When she first began to write, it was in the third person, although that soon changed. “It was a big surprise to me,” Urquhart says, “when the book decided to write itself in the first person. Within a matter of paragraphs, Fraser had started to tell the story. Every now and then I would think, ‘No, Jane, no, don’t do this.’ I would try to go back into the third person and it just wouldn’t work. He was going to tell the story and that’s the way it was going to be.”
She proceeded, she says, with only a vague sense of the book’s direction. “I didn’t really know what it was I was trying to find out,” she says. “But then I never do. If I knew from the start, I wouldn’t finish it, because I’m too lazy.”
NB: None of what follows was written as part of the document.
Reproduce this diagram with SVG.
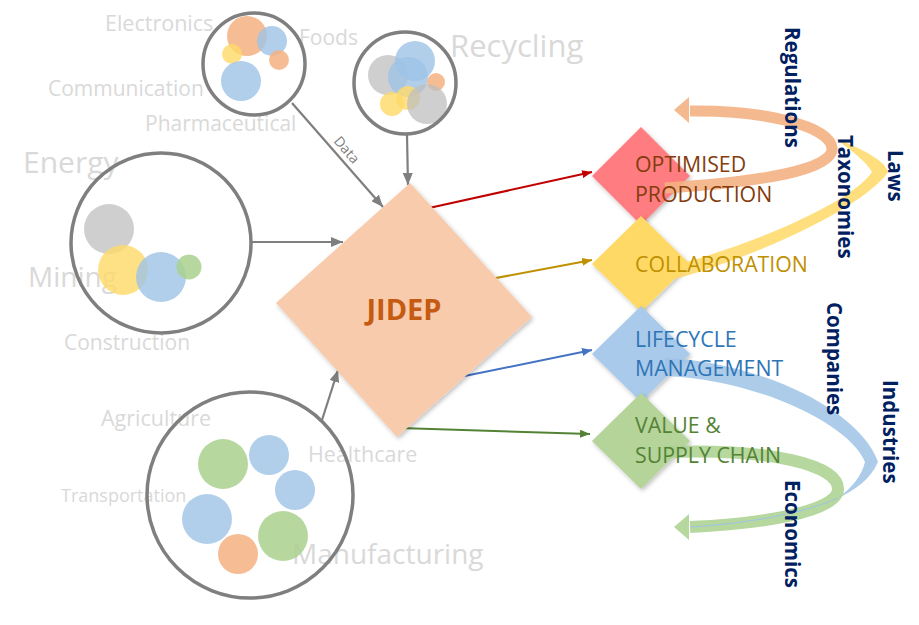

Does she know now that the writing’s finished what it was she was trying to discover? “I think this is a man who has been able to remove himself quite coldly from the life around him. I think it’s a danger in art, I think it’s a danger in writing, too. This is about the artist as someone who’s withdrawn, who’s using life in order to make art, in order to perhaps develop a career. So I think at least part of what I learned was just this sense that you do have to be careful, and I didn’t believe that before I wrote the book. I used to think, anything for art, it lives forever, what else could possibly matter? I don’t feel that way any more.”
That’s maybe reflected in the way that the rest of Urquhart’s year is laid out. She has plenty of work to do, to be sure: there are last-minute fiddlings on The Underpainter before it goes to print, then later, for something new, she’ll set to writing a libretto she’s been invited to contribute to an oratorio that will be performed at Toronto’s Roy Thomson Hall for the millennium.
Come September, she’ll be out in frequent-flying support of The Underpainter’s publication. McClelland & Stewart will send her cross-Canada on a reading tour (including an appearance at Toronto’s International Festival of Authors) and she’ll also fit in visits to Britain, France, and Germany, where the novel is likewise slated for fall release.
All that, then, in the name of art. More immediately, there’s life at the cottage, which is not itself artless, but which dictates its own priorities. Some days Urquhart will paint (watercolours with none of Austin Fraser’s layers), most days,she’ll attend to a cherished scrapbook-diary, latest in a series she’s maintained for nearly 25 years.
“Otherwise,” she says, “I’d probably paint chairs all summer long. That seems to be the kind of thing I do. The summer before Away came out, I weeded the beach at the cottage. It’s four years later – I could do it again.”